Yesterday somebody smiled at me and said: “Great dress!” Inner me burst past years of conditioned response and blurted out loud : “Only $24.99 on sale at Dilliards.” This to someone I barely know. Lest she mistakenly think I simply have good taste, I need to clarify that it’s more about a bargain that fits. The “what the . . . ” look on her face left me wishing for a do-over where I could utter an appropriate “thank you.”

I confess that while my mouth has generally graduated to positive and gracious, my head hasn’t caught up. Kind words are a gift. It is an act of ingratitude to swat them back at the giver. I believe if I shift gears and focus more on gratitude and less on myself, I will be a more gracious receiver of compliments. That’s my plan to continue heading toward Fierce.       -El

0 Comments

  1. I make it a point of giving at least one compliment a day, often more. I get uncomfortable when people don’t know how to accept it, but it doesn’t stop me from continuing to give them.

    1. That’s a great policy, Jill! I think my own annoyance at other’s not accepting compliments gracefully is what triggered my own behavior change. I think my internal response will evolve too now that I’ve reframed compliments simply as ‘word gifts.’ – EL

      1. Or 60+! I guess I’ve been hoping for that magically infused confidence without realizing it. I shall try my best to stop hoping, and jump in with you.
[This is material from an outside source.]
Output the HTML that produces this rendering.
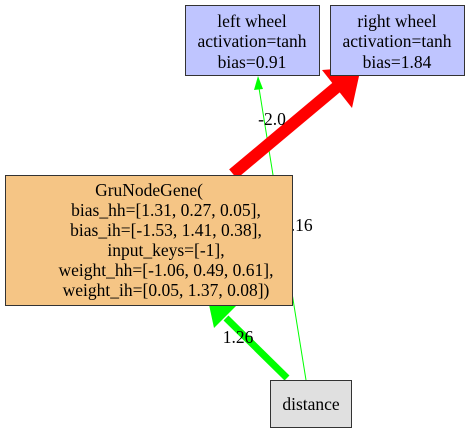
<!DOCTYPE html>
<html><head><meta charset="utf-8"><style>
html,body{margin:0;padding:0;background:#fff;width:471px;height:433px;overflow:hidden}
svg text{font-family:"Liberation Serif",serif;font-size:17.5px;fill:#000}
</style></head><body>
<svg width="471" height="433" viewBox="0 0 471 433">
<g>
<line x1="306" y1="380" x2="259" y2="88" stroke="#00ff00" stroke-width="1"/>
<polygon points="258,76 254,90 263,89" fill="#00ff00"/>
<text x="282" y="231">1.16</text>
</g>
<g>
<line x1="233" y1="174" x2="338" y2="86" stroke="#ff0000" stroke-width="12"/>
<polygon points="361,67 322,70 352,108" fill="#ff0000"/>
<text x="272" y="125" text-anchor="middle">-2.0</text>
</g>
<g>
<line x1="287" y1="378" x2="226" y2="318" stroke="#00ff00" stroke-width="7"/>
<polygon points="208,300 214,328 236,306" fill="#00ff00"/>
<text x="238" y="343" text-anchor="middle">1.26</text>
</g>
<g>
<rect x="185.5" y="5.5" width="134" height="70" fill="#bfc5ff" stroke="#333" stroke-width="1"/>
<text x="252" y="27" text-anchor="middle">left wheel</text>
<text x="252" y="47" text-anchor="middle">activation=tanh</text>
<text x="252" y="68" text-anchor="middle">bias=0.91</text>
</g>
<g>
<rect x="330.5" y="5.5" width="134" height="70" fill="#bfc5ff" stroke="#333" stroke-width="1"/>
<text x="397" y="27" text-anchor="middle">right wheel</text>
<text x="397" y="47" text-anchor="middle">activation=tanh</text>
<text x="397" y="68" text-anchor="middle">bias=1.84</text>
</g>
<g>
<rect x="5.5" y="175.5" width="287" height="130" fill="#f5c585" stroke="#333" stroke-width="1"/>
<text x="149" y="196" text-anchor="middle">GruNodeGene(</text>
<text x="166" y="216" text-anchor="middle">bias_hh=[1.31, 0.27, 0.05],</text>
<text x="166" y="236" text-anchor="middle">bias_ih=[-1.53, 1.41, 0.38],</text>
<text x="166" y="256" text-anchor="middle">input_keys=[-1],</text>
<text x="166" y="276" text-anchor="middle">weight_hh=[-1.06, 0.49, 0.61],</text>
<text x="166" y="296" text-anchor="middle">weight_ih=[0.05, 1.37, 0.08])</text>
</g>
<g>
<rect x="270.5" y="380.5" width="81" height="47" fill="#e0e0e0" stroke="#333" stroke-width="1"/>
<text x="311" y="410" text-anchor="middle">distance</text>
</g>
</svg>
</body></html>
  2. I think many of us have trouble graciously receiving compliments. I know I do. Most of the time, “thank you” is more than enough, but I’ve said – and thought – just about everything written in this article. 🙂 Good job! (That’s a compliment. 🙂 )

  3. I do the same thing all the time. Now I will try to remember this post and just say “thank you”.

    1. I think it will be easier for us if we think of compliments as ‘word gifts.’ If somebody handed us an object and said ‘this is for you’ it probably wouldn’t occur to us to go into reasons why we don’t deserve it! Glad you joined the community, Denise! – EL

      1. That’s a really great point, and puts it in a whole different perspective! I will remember that!

        1. If you’re talking about a compliment being a ‘verbal gift that we shouldn’t swat back at somebody, reframing compliments in that light for myself was helpful, too. – EL

  4. This really had my name on it. I too have said & thought about everything in the article. Years ago at a workshop this was one of the topics & while I did find it helpful I still struggle sometimes to just say “Thank you” & let it go……Enjoyed the article, it was a reminder for me, thanks for sharing!

    1. Your most welcome, Terry. Having this opportunity to write it out is what actually got me to my ah-hah conclusion about compliments simply being word gifts – and realizing how rude it is to argue with the giver! – EL

  5. A speaker I once heard said you can always tell middle-class people by their jewelry. That and the fact that if you compliment them on something they’re wearing, they’ll tell you they got it on sale and how much it cost. She said not only can they not take a compliment, they want to tell you how cheap they are! And I always thought I was telling them how smart I was to find such a bargain! 🙂

  6. I do the same thing, El. A friend made me practice saying ‘Thank you” and I do it quite well, but my head spins like a top and sometimes green pea soup still spurts out my mouth. I love the platypus thought … that one was priceless!

    Oh, and the same friend told me “No” is a complete sentence. Who knew? I haven’t mastered that one either. I have a compulsion to explain. Thanks for understanding.

  7. Oh my gosh, this post SO SO SO hit home for me! I tire of my stupid responses to a compliment as well! Why does my mouth blurt those things out? I recently realized when I complimented my mom on her outfit, where this horrible trend might have come from. “you look so cute mom!” I said, she responded with “oh, it’s really old!”. If had been in a courtroom, someone would have objected “irrelevant!”. Haha, why do we feel compelled to be so honest? I am committing to try harder to shut my mouth when I receive a compliment, and I am going to remind her too! I am going to have to muzzle myself to break this habit!

    1. Are we really being honest or just over-sharing? Whatever it is, it’s clearly not an age issue! Muzzles for everyone! And thanks for introducing your mom to us, Lindsey! – EL

  8. Can I say “thank you” and then “it’s really old”? Lol. I am so happy I can still wear my old things! 🙂 point taken-great advice.

  9. Last week my Mother-in-law was acting really strange. She was complementing everything, my house, my decorating, my hair. When she complemented my hair, I was taken aback because I was 2 weeks overdue getting the color done. I was about to point out the roots, when out of my mouth came a “Thank You.’ That was it. I smiled and went on about my business. It felt so good!